Member of the Legislative Council
- In office 1929–1932

Personal details
- Born: 9 May 1877 Samoa
- Died: 1936 (aged 59)

= Samuel Meredith (Western Samoan politician) =

Samoan politician

Samuel Hornell Meredith (9 May 1877 – 1936) was a Western Samoan businessman and politician. He served as a member of the Legislative Council from 1929 to 1932.

==Biography==
Meredith was born in Samoa to a British father and Samoan mother and became a merchant. In 1910 he was part of a group that petitioned the German authorities for the introduction of local government in the territory. During the Spanish flu pandemic, seven members of his close family died. He was later given the Samoan chiefly title Tupua.

A critic of the New Zealand administration of Samoa, he contested the first elections to the Legislative Council in 1924, but failed to be elected.

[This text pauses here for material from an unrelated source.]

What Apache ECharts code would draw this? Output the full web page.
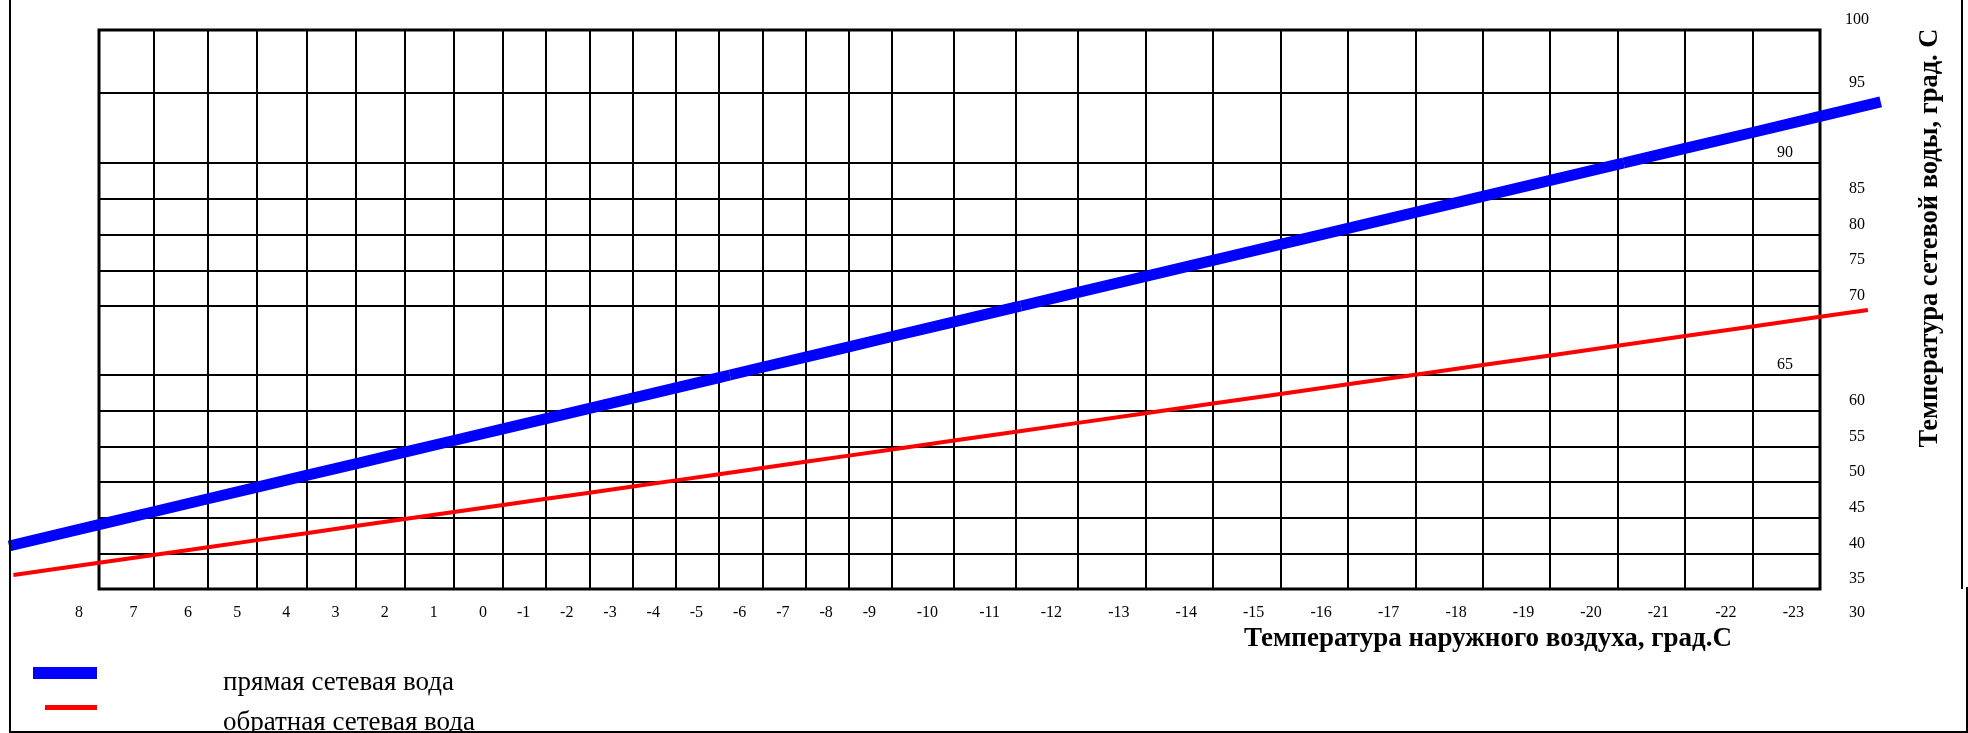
<!DOCTYPE html>
<html>
<head>
<meta charset="utf-8">
<script src="https://cdn.jsdelivr.net/npm/echarts@6/dist/echarts.min.js"></script>
<style>
html,body{margin:0;padding:0;background:#fff;overflow:hidden;width:1968px;height:733px}
#chart{position:absolute;left:0;top:0;width:1968px;height:733px}
.fr{position:absolute;background:#000;pointer-events:none}
</style>
</head>
<body>
<div id="chart"></div>
<div class="fr" style="left:9px;top:0;width:2px;height:733px"></div>
<div class="fr" style="left:9px;top:731px;width:1959px;height:2px"></div>
<div class="fr" style="left:1961px;top:0;width:2px;height:589px"></div>
<div class="fr" style="left:1966px;top:587px;width:2px;height:146px"></div>
<script>
// ---------------- DATA ----------------
// outdoor air temperature, °C (x axis ticks)
const outdoorTemps = [8, 7, 6, 5, 4, 3, 2, 1, 0, -1, -2, -3, -4, -5, -6, -7, -8, -9, -10, -11, -12, -13, -14, -15, -16, -17, -18, -19, -20, -21, -22, -23];
// supply (прямая) network water temperature read at each outdoor temperature
const supplyWater = [44.02, 45.83, 47.65, 49.28, 50.92, 52.55, 54.19, 55.82, 57.46, 58.89, 60.33, 61.77, 63.20, 64.64, 65.56, 66.30, 67.04, 67.79, 68.85, 69.92, 71.90, 74.14, 76.37, 78.61, 80.85, 83.09, 85.32, 87.56, 89.80, 91.04, 92.18, 93.33];
// return (обратная) network water temperature read at each outdoor temperature
const returnWater = [38.68, 39.77, 40.86, 41.85, 42.83, 43.82, 44.80, 45.79, 46.77, 47.64, 48.50, 49.37, 50.23, 51.10, 51.97, 52.83, 53.70, 54.56, 55.81, 57.05, 58.29, 59.64, 60.99, 62.34, 63.69, 65.02, 65.72, 66.42, 67.12, 67.82, 68.52, 69.22];
// where each drawn line crosses the 65 / 70 / 90 grid lines: [outdoor temp, water temp]
const supplyCrossings = [[-5.25, 65], [-11.08, 70], [-20.09, 90]];
const returnCrossings = [[-16.97, 65]];
// the drawn lines run a little past the plot on both sides: [outdoor temp, water temp]
const supplyStart = [9.65, 41.03];
const supplyEnd = [-23.9, 94.36];
const returnStart = [9.57, 36.96];
const returnEnd = [-23.71, 69.71];
// water temperature tick labels
const waterTicks = [30, 35, 40, 45, 50, 55, 60, 65, 70, 75, 80, 85, 90, 95, 100];

const seriesNames = ['прямая сетевая вода', 'обратная сетевая вода'];
const xTitle = 'Температура наружного воздуха, град.С';
const yTitle = 'Температура сетевой воды, град. С';

// ---------------- LAYOUT (the paper grid is drawn piecewise) ----------------
const FONT = "'Liberation Serif','Times New Roman',serif";
const xSegs = [
  {px: [0.9, 99],      t: [9.8, 8],   lines: false},
  {px: [99, 208],      t: [8, 6],     lines: true, showMin: false},
  {px: [208, 503],     t: [6, 0],     lines: true, showMin: false},
  {px: [503, 892],     t: [0, -9],    lines: true, showMin: false},
  {px: [892, 1078],    t: [-9, -12],  lines: true, showMin: false},
  {px: [1078, 1820],   t: [-12, -23], lines: true, showMin: true},
  {px: [1820, 1954.9], t: [-23, -25], lines: false}
];
const LABEL_COL = 5;
const yBands = [
  {px: [30, 93],   v: [100, 95], lab: {inside: false, showMin: true, showMax: true}},
  {px: [93, 163],  v: [95, 90],  lab: {inside: true,  showMin: true, showMax: false}},
  {px: [163, 306], v: [90, 70],  lab: {inside: false, showMin: true, showMax: false}},
  {px: [306, 375], v: [70, 65],  lab: {inside: true,  showMin: true, showMax: false}},
  {px: [375, 589], v: [65, 35],  lab: {inside: false, showMin: true, showMax: false}}
];

function buildLine(temps, vals, crossings, start, end) {
  const pts = [start].concat(temps.map((t, i) => [t, vals[i]]), crossings, [end]);
  return pts.sort((a, b) => b[0] - a[0]);
}
const supplyData = buildLine(outdoorTemps, supplyWater, supplyCrossings, supplyStart, supplyEnd);
const returnData = buildLine(outdoorTemps, returnWater, returnCrossings, returnStart, returnEnd);

// the part of a line that lies inside one piece of the grid
function piece(data, tr, vr) {
  const e = 1e-9;
  const t0 = Math.min(tr[0], tr[1]), t1 = Math.max(tr[0], tr[1]);
  const v0 = Math.min(vr[0], vr[1]), v1 = Math.max(vr[0], vr[1]);
  return data.filter(p => p[0] >= t0 - e && p[0] <= t1 + e && p[1] >= v0 - e && p[1] <= v1 + e);
}

// legend keys: coloured bar at the top of a taller (empty) key box
const supplyKey = 'path://M0,0H64V12H0Z M0,31L0,32Z';
const returnKey = 'path://M0,0H52V5H0Z M0,35L0,36Z';

const option = {
  animation: false,
  backgroundColor: 'transparent',
  grid: [], xAxis: [], yAxis: [], series: [],
  legend: [
    {
      data: [{name: seriesNames[0], icon: supplyKey}],
      left: 28, top: 662, orient: 'vertical', selectedMode: false,
      itemWidth: 64, itemHeight: 32,
      textStyle: {fontFamily: FONT, fontSize: 27, color: '#000', padding: [0, 0, 0, 121]}
    },
    {
      data: [{name: seriesNames[1], icon: returnKey}],
      left: 40, top: 700, orient: 'vertical', selectedMode: false,
      itemWidth: 52, itemHeight: 36,
      textStyle: {fontFamily: FONT, fontSize: 27, color: '#000', padding: [0, 0, 0, 121]}
    }
  ]
};

const gridLine = {show: true, lineStyle: {color: '#000', width: 2}};

function lineSeries(name, data, color, width, idx) {
  return {
    name: name, type: 'line', data: data, xAxisIndex: idx, yAxisIndex: idx,
    symbol: 'none', clip: false, silent: true, color: color,
    itemStyle: {color: color},
    lineStyle: {color: color, width: width, cap: 'butt', join: 'round'},
    z: 3
  };
}

function yLabelCfg(lab) {
  return {
    show: true, inside: lab.inside, margin: lab.inside ? 35 : 37,
    showMinLabel: lab.showMin, showMaxLabel: lab.showMax,
    align: 'center', verticalAlign: 'bottom', lineHeight: 20,
    fontFamily: FONT, fontSize: 16, color: '#000'
  };
}

xSegs.forEach((s, si) => {
  yBands.forEach((b, bi) => {
    const idx = option.grid.length;
    const isBottom = bi === yBands.length - 1;
    option.grid.push({
      left: s.px[0], top: b.px[0], width: s.px[1] - s.px[0], height: b.px[1] - b.px[0],
      outerBoundsMode: 'none'
    });
    option.xAxis.push({
      gridIndex: idx, type: 'value', inverse: true, position: 'bottom',
      min: Math.min(s.t[0], s.t[1]), max: Math.max(s.t[0], s.t[1]), interval: 1,
      axisLine: {show: false}, axisTick: {show: false},
      axisLabel: (s.lines && isBottom) ? {
        show: true, showMinLabel: s.showMin, showMaxLabel: true,
        align: 'right', padding: [0, 16, 0, 0], margin: 16,
        fontFamily: FONT, fontSize: 16, color: '#000'
      } : {show: false},
      splitLine: s.lines ? gridLine : {show: false}
    });
    option.yAxis.push({
      gridIndex: idx, type: 'value', position: 'right',
      min: b.v[1], max: b.v[0], interval: 5,
      axisLine: {show: false}, axisTick: {show: false},
      axisLabel: si === LABEL_COL ? yLabelCfg(b.lab) : {show: false},
      splitLine: s.lines ? gridLine : {show: false}
    });
    const r = piece(returnData, s.t, b.v);
    const p = piece(supplyData, s.t, b.v);
    option.series.push(lineSeries(seriesNames[1], r.length > 1 ? r : [], '#ff0000', 4, idx));
    option.series.push(lineSeries(seriesNames[0], p.length > 1 ? p : [], '#0000ff', 11, idx));
  });
});

// label strip below the plot carrying the lowest water tick
(function () {
  const idx = option.grid.length;
  option.grid.push({left: 1078, top: 589, width: 742, height: 34, outerBoundsMode: 'none'});
  option.xAxis.push({gridIndex: idx, type: 'value', min: 0, max: 1, show: false});
  option.yAxis.push({
    gridIndex: idx, type: 'value', position: 'right', min: waterTicks[0], max: waterTicks[1], interval: 5,
    axisLine: {show: false}, axisTick: {show: false}, splitLine: {show: false},
    axisLabel: yLabelCfg({inside: false, showMin: true, showMax: false})
  });
})();

// plot frame
(function () {
  const idx = option.grid.length;
  option.grid.push({left: 99, top: 30, width: 1721, height: 559, show: true, borderColor: '#000', borderWidth: 3, outerBoundsMode: 'none', z: 1});
  option.xAxis.push({gridIndex: idx, type: 'value', show: false});
  option.yAxis.push({gridIndex: idx, type: 'value', show: false});
})();

// axis titles
(function () {
  let idx = option.grid.length;
  option.grid.push({left: 1243, width: 490, top: 30, height: 559, outerBoundsMode: 'none'});
  option.xAxis.push({
    gridIndex: idx, type: 'value', position: 'bottom',
    axisLine: {show: false}, axisTick: {show: false}, axisLabel: {show: false}, splitLine: {show: false},
    name: xTitle, nameLocation: 'middle', nameGap: 37,
    nameTextStyle: {fontFamily: FONT, fontSize: 27, fontWeight: 'bold', color: '#000'}
  });
  option.yAxis.push({gridIndex: idx, type: 'value', show: false});
  idx = option.grid.length;
  option.grid.push({left: 99, width: 1721, top: 30, height: 416, outerBoundsMode: 'none'});
  option.xAxis.push({gridIndex: idx, type: 'value', show: false});
  option.yAxis.push({
    gridIndex: idx, type: 'value', position: 'right',
    axisLine: {show: false}, axisTick: {show: false}, axisLabel: {show: false}, splitLine: {show: false},
    name: yTitle, nameLocation: 'middle', nameRotate: 90, nameGap: 97,
    nameTextStyle: {fontFamily: FONT, fontSize: 26.5, fontWeight: 'bold', color: '#000'}
  });
})();

const chart = echarts.init(document.getElementById('chart'), null, {renderer: 'canvas'});
chart.setOption(option);
</script>
</body>
</html>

He helped the anti-colonial Mau movement gain formal legal representation from a firm of solicitors in New Zealand in 1927, and ran for election again in 1929, this time successfully, as he was elected in second place behind Alexander W. Johnston.

Following a term in office, his chances of re-election in 1932 were seen as slim, and he went on to finish last out of the five candidates contesting the vote.

He died in 1936 at the age of 59 following a long illness.